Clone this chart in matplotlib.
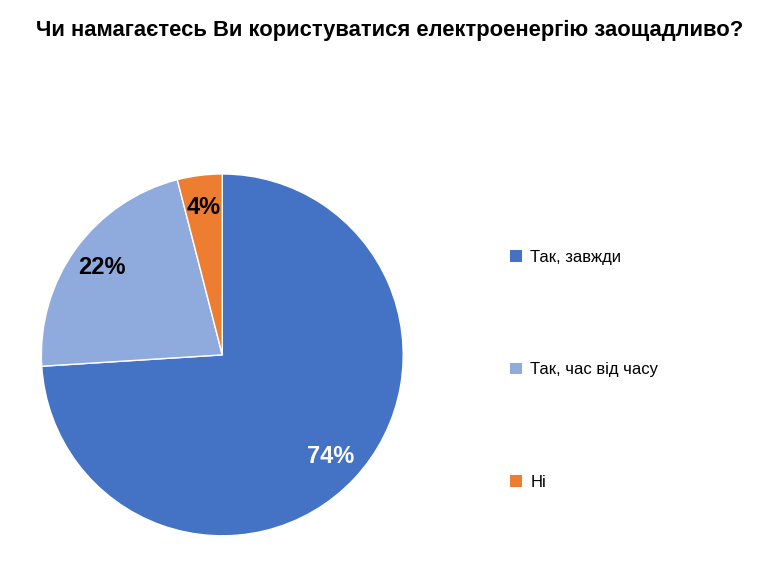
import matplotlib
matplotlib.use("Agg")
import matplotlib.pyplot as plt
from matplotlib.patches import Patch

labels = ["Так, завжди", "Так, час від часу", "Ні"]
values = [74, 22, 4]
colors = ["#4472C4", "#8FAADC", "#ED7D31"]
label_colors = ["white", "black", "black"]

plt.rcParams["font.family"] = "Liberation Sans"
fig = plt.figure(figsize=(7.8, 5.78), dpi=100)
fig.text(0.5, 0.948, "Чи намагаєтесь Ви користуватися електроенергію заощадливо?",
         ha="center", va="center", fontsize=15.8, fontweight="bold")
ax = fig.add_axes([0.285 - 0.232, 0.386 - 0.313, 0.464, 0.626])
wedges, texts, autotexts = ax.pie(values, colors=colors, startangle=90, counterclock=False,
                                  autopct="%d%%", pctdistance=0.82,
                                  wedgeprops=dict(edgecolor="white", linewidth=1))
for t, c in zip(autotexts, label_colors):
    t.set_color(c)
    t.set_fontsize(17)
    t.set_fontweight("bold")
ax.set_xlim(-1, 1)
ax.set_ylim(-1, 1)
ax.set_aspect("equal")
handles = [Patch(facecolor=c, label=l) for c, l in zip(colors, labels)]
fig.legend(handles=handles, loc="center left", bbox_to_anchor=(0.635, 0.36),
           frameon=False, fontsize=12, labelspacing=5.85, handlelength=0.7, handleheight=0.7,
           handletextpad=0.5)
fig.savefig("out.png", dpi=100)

━━━━━━━━━━━━━━━━

TASK DIRECTIONS:
Write out each line again precisely as it appears, skipping every picture.

TASK SOLUTION:
Clone this chart in matplotlib.
import matplotlib
matplotlib.use("Agg")
import matplotlib.pyplot as plt
from matplotlib.patches import Patch

labels = ["Так, завжди", "Так, час від часу", "Ні"]
values = [74, 22, 4]
colors = ["#4472C4", "#8FAADC", "#ED7D31"]
label_colors = ["white", "black", "black"]

plt.rcParams["font.family"] = "Liberation Sans"
fig = plt.figure(figsize=(7.8, 5.78), dpi=100)
fig.text(0.5, 0.948, "Чи намагаєтесь Ви користуватися електроенергію заощадливо?",
         ha="center", va="center", fontsize=15.8, fontweight="bold")
ax = fig.add_axes([0.285 - 0.232, 0.386 - 0.313, 0.464, 0.626])
wedges, texts, autotexts = ax.pie(values, colors=colors, startangle=90, counterclock=False,
                                  autopct="%d%%", pctdistance=0.82,
                                  wedgeprops=dict(edgecolor="white", linewidth=1))
for t, c in zip(autotexts, label_colors):
    t.set_color(c)
    t.set_fontsize(17)
    t.set_fontweight("bold")
ax.set_xlim(-1, 1)
ax.set_ylim(-1, 1)
ax.set_aspect("equal")
handles = [Patch(facecolor=c, label=l) for c, l in zip(colors, labels)]
fig.legend(handles=handles, loc="center left", bbox_to_anchor=(0.635, 0.36),
           frameon=False, fontsize=12, labelspacing=5.85, handlelength=0.7, handleheight=0.7,
           handletextpad=0.5)
fig.savefig("out.png", dpi=100)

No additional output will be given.